Studio album by Karma to Burn
- Released: May 31, 1999 (Europe) July 7, 1999 (North America)
- Genre: Instrumental rock; stoner metal; sludge metal; stoner rock;
- Length: 47:03
- Label: Roadrunner (Europe); MIA (U.S.); Emetic (2009 reissue); Heavy Psych Sounds (2022 reissue);
- Producer: Karma to Burn; Garry Rindfuss;

Karma to Burn chronology
| Karma to Burn (1997) | Wild, Wonderful Purgatory (1999) | Almost Heathen (2001) |

= Wild, Wonderful Purgatory =

Wild, Wonderful Purgatory is the second studio album by stoner rock band Karma to Burn. The album was released on May 31, 1999, in Europe by Roadrunner UK, and July 7, 1999, in the U.S. by MIA Records.

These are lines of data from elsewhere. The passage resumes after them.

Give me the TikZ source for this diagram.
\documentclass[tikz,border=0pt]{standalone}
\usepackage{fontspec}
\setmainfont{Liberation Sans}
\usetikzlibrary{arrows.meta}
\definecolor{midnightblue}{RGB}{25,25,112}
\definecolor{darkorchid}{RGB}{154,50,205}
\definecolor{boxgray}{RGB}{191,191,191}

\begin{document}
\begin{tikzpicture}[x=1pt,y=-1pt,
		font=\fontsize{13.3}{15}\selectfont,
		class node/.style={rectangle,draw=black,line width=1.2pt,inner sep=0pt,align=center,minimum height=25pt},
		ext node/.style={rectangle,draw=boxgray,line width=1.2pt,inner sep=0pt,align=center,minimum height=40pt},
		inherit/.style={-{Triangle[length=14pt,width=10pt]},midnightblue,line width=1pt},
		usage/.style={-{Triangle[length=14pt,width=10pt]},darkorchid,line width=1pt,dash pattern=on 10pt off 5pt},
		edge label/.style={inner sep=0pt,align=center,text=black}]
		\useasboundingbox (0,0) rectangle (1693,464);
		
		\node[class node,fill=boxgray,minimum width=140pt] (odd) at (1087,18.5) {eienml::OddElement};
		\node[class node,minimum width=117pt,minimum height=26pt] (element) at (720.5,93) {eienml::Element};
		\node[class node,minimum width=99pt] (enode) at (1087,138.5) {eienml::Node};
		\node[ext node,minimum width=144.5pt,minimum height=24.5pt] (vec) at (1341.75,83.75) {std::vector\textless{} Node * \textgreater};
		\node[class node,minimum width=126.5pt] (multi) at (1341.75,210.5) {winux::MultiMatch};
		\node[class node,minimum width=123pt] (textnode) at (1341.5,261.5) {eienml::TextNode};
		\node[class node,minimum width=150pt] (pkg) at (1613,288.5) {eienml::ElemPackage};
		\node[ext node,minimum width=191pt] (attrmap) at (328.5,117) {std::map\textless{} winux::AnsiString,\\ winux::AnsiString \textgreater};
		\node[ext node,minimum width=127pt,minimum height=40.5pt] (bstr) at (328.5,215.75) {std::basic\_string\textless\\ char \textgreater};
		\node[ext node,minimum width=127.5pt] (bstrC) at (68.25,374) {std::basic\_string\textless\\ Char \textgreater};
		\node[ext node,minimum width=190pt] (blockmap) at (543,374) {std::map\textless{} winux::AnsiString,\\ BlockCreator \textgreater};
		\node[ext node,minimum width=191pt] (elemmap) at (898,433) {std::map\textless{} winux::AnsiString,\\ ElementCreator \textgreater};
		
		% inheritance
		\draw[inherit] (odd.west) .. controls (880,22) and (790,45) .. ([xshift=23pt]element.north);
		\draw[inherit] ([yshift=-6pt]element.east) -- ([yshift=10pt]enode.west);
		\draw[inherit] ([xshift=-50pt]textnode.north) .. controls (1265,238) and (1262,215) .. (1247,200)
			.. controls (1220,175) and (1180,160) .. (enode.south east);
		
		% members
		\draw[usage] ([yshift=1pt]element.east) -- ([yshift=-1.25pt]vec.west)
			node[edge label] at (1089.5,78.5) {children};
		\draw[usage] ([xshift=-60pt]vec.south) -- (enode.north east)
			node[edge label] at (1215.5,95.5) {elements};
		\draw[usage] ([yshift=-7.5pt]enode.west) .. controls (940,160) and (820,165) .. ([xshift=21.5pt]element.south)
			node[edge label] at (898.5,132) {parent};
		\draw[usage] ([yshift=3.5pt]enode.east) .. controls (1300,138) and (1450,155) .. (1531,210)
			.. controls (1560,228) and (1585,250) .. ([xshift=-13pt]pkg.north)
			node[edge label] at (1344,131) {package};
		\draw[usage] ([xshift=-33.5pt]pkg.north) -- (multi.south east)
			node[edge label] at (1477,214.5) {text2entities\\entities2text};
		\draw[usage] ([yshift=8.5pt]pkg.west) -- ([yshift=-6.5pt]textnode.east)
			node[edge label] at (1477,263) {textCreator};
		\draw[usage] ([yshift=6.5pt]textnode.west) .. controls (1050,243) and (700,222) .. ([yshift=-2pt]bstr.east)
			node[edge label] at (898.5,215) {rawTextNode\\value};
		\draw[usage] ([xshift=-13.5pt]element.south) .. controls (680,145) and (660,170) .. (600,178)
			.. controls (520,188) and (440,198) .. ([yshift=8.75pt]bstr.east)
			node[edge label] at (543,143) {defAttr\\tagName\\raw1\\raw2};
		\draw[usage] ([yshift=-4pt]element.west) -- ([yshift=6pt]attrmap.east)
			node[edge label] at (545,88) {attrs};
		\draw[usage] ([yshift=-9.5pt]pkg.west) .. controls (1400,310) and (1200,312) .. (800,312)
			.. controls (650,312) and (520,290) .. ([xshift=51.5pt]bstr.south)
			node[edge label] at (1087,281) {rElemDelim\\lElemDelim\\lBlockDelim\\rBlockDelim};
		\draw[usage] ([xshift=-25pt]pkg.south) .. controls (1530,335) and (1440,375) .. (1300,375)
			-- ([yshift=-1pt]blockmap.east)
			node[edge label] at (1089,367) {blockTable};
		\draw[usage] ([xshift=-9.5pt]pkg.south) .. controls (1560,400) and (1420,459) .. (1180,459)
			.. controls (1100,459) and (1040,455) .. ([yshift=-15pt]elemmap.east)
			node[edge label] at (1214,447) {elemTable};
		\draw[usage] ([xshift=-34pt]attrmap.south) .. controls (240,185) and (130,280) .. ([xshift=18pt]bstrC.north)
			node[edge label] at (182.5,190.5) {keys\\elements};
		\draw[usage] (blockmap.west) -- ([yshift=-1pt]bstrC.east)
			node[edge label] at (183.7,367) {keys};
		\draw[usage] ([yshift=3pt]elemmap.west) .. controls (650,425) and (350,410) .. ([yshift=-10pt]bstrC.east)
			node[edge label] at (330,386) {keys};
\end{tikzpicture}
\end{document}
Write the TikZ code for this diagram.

It was reissued on March 18, 2022, by Heavy Psych Sounds Records.

It is their first fully instrumental album after the departure of former vocalist Jason Jarosz; a style they would keep for most subsequent releases. The album title refers to the West Virginia slogan, "Wild and Wonderful".

Professional ratings
Review scores
| Source | Rating |
| AllMusic | Star |
| NME | Star Half star |
| Sputnikmusic | Star Half star |

== Track listing ==

| No. | Title | Length |
|---|---|---|
| 1. | "Twenty" | 3:30 |
| 2. | "Twenty Eight" | 4:22 |
| 3. | "Thirty" | 3:26 |
| 4. | "Thirty One" | 5:23 |
| 5. | "Twenty Nine" | 3:03 |
| 6. | "Thirty Two" | 5:00 |
| 7. | "Twenty Five" | 4:40 |
| 8. | "Twenty Six" | 4:13 |
| 9. | "One" | 4:05 |
| 10. | "Three" | 3:57 |
| 11. | "Seven" | 4:40 |
| 12. | "Eight" | 4:44 |
| Total length: |  | 47:03 |

==Personnel==
- Will Mecum – guitar
- Rich Mullins – bass
- Rob Oswald – drums

== Notes ==
The tracks "Twenty Nine" and "Thirty Two" appeared on the soundtrack of the 2000 EA Sports video game NASCAR 2001.